Below are records; count the lines that contain "diagram" and give only the total.

:: Records provided ::
------------------------------------------------------------

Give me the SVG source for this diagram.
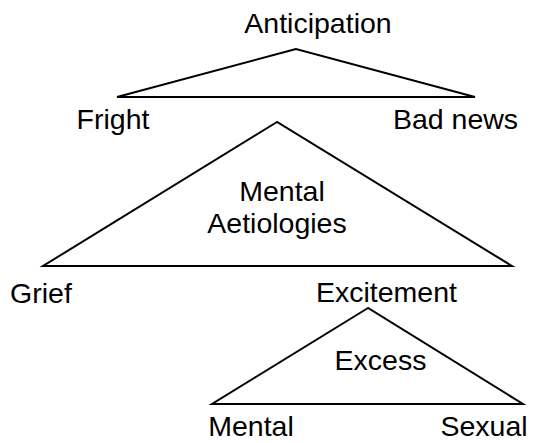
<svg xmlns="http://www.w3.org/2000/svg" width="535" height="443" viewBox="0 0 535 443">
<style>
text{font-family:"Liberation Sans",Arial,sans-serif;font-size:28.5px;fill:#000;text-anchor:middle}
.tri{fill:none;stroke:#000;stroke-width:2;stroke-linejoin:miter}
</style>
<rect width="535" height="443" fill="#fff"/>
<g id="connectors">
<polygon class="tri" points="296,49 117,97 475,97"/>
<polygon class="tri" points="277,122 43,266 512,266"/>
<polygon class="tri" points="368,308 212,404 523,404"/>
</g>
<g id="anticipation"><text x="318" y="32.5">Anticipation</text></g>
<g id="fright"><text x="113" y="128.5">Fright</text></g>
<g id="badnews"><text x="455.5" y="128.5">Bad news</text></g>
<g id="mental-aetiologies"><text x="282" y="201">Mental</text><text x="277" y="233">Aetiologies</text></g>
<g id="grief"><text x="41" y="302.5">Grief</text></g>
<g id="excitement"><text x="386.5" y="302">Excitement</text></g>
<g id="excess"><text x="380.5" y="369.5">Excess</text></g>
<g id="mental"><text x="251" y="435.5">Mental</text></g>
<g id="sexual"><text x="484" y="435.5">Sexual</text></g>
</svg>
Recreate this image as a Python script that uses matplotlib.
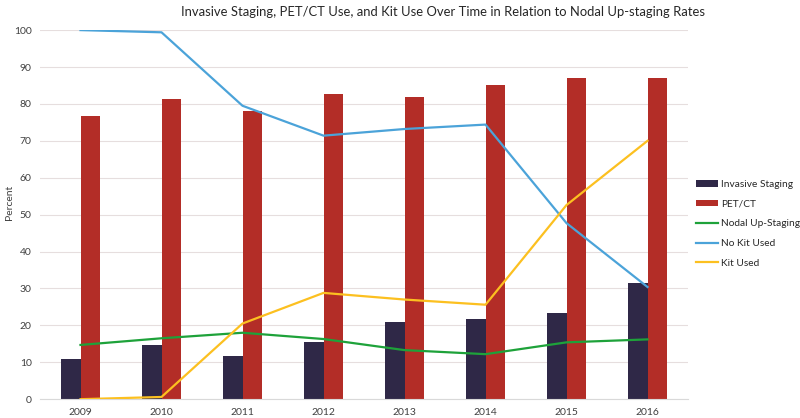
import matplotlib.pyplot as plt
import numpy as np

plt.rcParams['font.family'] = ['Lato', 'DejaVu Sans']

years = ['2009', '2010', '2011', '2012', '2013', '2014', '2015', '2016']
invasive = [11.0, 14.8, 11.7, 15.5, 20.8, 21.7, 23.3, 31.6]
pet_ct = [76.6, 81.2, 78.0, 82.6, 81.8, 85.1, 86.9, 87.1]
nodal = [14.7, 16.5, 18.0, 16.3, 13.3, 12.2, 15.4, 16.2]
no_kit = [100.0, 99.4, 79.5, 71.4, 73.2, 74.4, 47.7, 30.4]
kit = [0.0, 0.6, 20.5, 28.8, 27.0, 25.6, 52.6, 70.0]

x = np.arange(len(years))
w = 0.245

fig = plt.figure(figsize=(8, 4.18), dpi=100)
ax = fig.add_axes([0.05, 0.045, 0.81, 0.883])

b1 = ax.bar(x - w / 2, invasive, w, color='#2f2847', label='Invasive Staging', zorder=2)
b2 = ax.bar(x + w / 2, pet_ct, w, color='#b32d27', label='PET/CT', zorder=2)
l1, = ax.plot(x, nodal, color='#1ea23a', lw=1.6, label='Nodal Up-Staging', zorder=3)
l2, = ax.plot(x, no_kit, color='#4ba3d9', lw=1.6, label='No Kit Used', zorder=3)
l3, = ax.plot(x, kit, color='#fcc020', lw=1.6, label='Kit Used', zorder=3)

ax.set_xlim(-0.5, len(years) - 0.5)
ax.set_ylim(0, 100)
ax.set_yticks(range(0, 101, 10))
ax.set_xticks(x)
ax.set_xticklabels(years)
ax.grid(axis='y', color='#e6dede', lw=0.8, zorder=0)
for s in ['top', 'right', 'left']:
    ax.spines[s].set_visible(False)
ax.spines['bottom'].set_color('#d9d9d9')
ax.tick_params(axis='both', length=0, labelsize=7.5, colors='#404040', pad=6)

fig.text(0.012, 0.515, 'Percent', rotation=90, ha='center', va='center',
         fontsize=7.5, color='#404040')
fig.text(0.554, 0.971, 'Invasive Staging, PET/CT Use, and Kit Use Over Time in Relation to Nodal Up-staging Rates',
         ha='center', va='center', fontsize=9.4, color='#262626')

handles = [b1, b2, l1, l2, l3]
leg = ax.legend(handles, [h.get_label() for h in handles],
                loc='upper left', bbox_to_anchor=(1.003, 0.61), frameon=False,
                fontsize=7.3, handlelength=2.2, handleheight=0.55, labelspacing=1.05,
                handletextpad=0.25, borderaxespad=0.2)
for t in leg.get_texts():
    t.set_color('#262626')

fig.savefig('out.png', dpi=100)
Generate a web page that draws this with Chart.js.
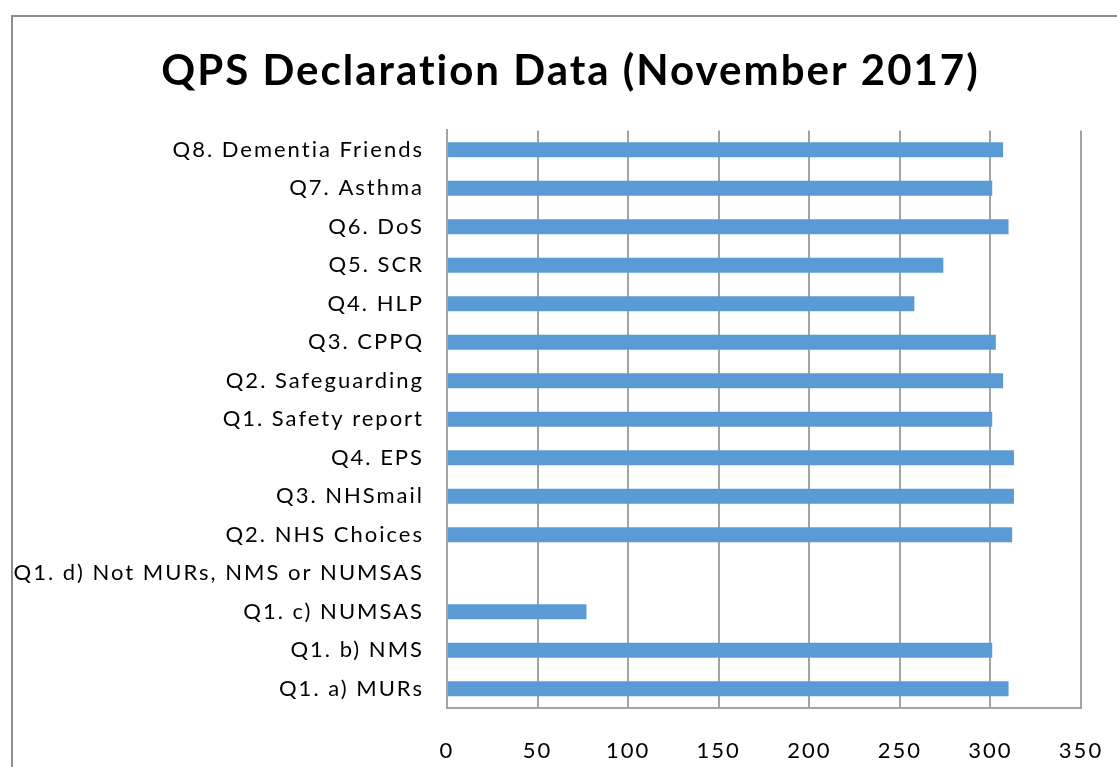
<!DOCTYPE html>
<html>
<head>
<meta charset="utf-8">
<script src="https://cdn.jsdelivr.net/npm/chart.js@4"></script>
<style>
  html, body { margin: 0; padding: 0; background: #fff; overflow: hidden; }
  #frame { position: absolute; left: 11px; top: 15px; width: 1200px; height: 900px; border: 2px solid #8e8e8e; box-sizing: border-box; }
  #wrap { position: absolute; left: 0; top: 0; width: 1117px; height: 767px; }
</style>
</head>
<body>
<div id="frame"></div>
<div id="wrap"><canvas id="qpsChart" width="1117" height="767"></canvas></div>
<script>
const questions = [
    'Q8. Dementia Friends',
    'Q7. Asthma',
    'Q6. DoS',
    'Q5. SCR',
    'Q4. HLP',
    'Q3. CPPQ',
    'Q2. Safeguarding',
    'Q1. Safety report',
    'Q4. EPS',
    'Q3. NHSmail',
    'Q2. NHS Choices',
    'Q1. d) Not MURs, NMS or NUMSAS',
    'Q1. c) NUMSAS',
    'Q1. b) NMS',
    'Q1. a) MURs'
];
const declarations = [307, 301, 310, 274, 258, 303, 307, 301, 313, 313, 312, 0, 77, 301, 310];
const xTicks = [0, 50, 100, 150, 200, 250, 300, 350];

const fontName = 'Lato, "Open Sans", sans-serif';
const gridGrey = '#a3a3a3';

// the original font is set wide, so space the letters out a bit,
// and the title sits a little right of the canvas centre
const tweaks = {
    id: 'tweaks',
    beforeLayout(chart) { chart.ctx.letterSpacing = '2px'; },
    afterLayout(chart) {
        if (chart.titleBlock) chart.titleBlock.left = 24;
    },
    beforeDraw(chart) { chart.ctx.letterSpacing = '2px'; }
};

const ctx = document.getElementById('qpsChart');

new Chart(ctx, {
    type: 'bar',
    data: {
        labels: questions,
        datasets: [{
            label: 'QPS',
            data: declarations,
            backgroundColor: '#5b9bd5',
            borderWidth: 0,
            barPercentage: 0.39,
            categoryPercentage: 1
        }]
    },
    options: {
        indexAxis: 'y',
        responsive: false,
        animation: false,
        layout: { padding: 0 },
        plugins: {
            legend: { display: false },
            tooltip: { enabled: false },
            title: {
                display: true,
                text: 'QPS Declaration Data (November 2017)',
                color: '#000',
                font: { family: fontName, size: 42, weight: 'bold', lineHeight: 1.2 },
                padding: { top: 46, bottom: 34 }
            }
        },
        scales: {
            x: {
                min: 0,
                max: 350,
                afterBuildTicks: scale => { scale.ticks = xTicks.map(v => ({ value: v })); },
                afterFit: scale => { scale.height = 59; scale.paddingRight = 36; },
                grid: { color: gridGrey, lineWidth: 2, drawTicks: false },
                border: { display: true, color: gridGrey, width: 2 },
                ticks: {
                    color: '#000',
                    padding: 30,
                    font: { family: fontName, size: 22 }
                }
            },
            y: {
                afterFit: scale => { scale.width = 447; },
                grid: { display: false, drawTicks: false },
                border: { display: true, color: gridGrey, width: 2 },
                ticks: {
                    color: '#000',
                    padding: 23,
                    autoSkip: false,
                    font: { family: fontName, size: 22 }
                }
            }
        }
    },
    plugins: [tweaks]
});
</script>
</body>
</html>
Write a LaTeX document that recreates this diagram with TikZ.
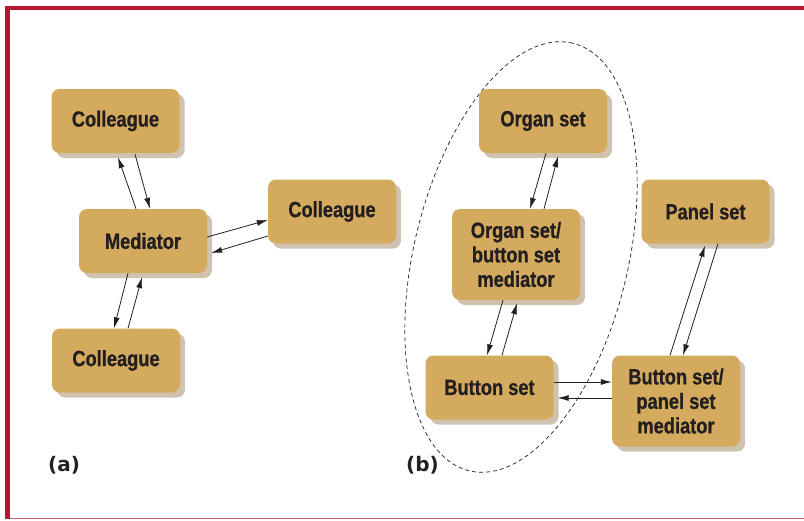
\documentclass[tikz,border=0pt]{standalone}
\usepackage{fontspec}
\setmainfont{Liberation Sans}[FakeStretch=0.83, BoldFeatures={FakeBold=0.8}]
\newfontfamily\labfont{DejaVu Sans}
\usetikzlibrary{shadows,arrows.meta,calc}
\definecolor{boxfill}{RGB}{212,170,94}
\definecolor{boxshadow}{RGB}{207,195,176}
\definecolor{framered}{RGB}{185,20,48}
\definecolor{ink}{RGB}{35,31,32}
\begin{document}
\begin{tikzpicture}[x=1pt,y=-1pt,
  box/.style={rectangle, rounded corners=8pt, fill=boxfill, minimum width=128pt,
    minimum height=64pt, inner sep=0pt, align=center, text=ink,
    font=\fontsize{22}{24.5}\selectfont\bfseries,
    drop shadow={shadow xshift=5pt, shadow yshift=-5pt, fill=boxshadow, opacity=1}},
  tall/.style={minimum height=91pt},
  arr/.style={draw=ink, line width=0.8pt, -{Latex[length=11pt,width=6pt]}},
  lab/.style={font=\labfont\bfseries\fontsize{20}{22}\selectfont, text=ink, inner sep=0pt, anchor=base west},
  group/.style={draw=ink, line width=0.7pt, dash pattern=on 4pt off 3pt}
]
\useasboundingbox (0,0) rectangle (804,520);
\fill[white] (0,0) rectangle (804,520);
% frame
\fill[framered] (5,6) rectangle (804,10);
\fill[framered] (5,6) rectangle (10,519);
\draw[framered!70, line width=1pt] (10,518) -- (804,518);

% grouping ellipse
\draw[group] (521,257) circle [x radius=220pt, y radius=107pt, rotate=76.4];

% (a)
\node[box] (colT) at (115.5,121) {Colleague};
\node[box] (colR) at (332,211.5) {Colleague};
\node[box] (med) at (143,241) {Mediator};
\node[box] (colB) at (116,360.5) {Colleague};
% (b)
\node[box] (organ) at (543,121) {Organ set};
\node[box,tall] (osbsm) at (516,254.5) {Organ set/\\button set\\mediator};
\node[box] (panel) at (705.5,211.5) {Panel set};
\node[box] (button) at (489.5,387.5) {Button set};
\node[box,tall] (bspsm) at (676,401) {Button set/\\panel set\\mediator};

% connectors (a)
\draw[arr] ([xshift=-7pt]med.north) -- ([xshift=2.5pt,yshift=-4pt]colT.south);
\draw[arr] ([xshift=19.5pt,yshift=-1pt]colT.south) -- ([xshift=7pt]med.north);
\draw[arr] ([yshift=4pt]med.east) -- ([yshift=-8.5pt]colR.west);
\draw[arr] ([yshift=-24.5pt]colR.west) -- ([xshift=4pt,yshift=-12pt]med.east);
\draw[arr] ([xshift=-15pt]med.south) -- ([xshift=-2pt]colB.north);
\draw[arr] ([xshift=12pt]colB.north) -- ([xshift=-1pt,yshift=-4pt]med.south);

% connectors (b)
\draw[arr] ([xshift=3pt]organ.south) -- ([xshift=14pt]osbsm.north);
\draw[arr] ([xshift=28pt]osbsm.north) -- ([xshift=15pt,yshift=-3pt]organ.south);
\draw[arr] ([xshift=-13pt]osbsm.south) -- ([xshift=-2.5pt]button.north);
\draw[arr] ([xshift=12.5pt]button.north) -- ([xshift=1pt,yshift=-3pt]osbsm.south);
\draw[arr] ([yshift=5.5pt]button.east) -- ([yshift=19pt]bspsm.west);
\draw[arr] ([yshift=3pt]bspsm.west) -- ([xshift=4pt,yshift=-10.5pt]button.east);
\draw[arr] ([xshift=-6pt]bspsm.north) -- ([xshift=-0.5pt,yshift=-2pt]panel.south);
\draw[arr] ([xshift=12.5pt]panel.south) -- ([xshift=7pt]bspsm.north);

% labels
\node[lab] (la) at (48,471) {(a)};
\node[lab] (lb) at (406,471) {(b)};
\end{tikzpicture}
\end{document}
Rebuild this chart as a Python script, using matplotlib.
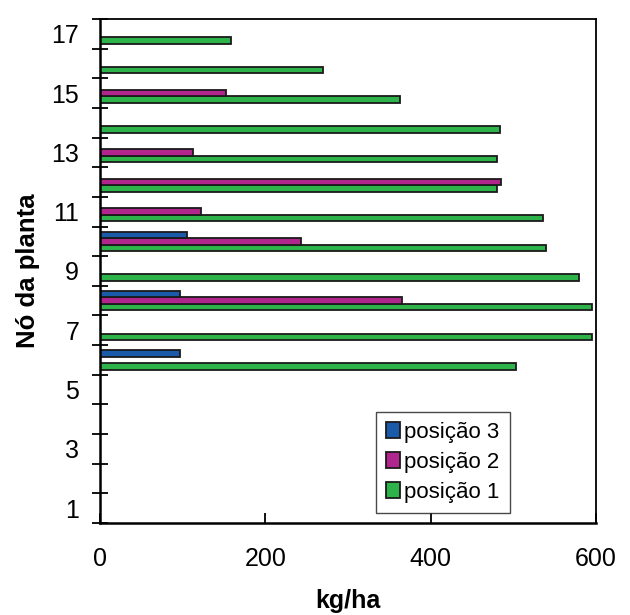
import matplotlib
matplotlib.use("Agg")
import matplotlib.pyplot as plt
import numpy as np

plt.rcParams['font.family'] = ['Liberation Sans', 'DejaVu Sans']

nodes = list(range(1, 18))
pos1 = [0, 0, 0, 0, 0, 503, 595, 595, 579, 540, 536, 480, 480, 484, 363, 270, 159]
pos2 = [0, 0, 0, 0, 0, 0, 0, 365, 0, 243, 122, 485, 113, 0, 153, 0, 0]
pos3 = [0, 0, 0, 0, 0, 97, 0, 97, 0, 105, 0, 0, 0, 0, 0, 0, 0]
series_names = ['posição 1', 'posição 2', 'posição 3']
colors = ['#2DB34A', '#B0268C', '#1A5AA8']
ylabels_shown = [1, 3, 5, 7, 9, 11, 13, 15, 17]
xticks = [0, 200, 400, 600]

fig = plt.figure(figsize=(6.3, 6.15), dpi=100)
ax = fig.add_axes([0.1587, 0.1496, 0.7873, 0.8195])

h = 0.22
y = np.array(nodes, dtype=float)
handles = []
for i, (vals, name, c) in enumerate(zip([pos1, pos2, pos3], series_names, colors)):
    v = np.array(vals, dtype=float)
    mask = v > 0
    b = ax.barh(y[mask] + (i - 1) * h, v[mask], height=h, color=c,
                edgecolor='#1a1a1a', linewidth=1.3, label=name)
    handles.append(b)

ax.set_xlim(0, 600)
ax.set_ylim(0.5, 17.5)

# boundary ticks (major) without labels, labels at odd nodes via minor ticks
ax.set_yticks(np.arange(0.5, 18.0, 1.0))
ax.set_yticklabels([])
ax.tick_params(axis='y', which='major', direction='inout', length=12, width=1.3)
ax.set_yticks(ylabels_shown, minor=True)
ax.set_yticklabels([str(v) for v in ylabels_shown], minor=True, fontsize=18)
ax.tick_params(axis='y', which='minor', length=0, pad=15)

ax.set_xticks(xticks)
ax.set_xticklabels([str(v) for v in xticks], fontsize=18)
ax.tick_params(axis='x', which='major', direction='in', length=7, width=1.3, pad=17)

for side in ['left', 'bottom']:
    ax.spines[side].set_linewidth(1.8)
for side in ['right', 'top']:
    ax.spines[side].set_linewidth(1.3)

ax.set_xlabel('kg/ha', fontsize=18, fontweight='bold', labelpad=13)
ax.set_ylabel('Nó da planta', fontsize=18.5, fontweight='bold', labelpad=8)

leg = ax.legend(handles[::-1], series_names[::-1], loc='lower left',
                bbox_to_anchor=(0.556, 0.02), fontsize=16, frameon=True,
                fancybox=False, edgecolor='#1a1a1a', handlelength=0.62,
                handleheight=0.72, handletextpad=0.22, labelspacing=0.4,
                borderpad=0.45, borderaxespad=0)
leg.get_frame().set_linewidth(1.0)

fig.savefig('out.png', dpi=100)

------------------------------------------------------------

:: Task solution ::
2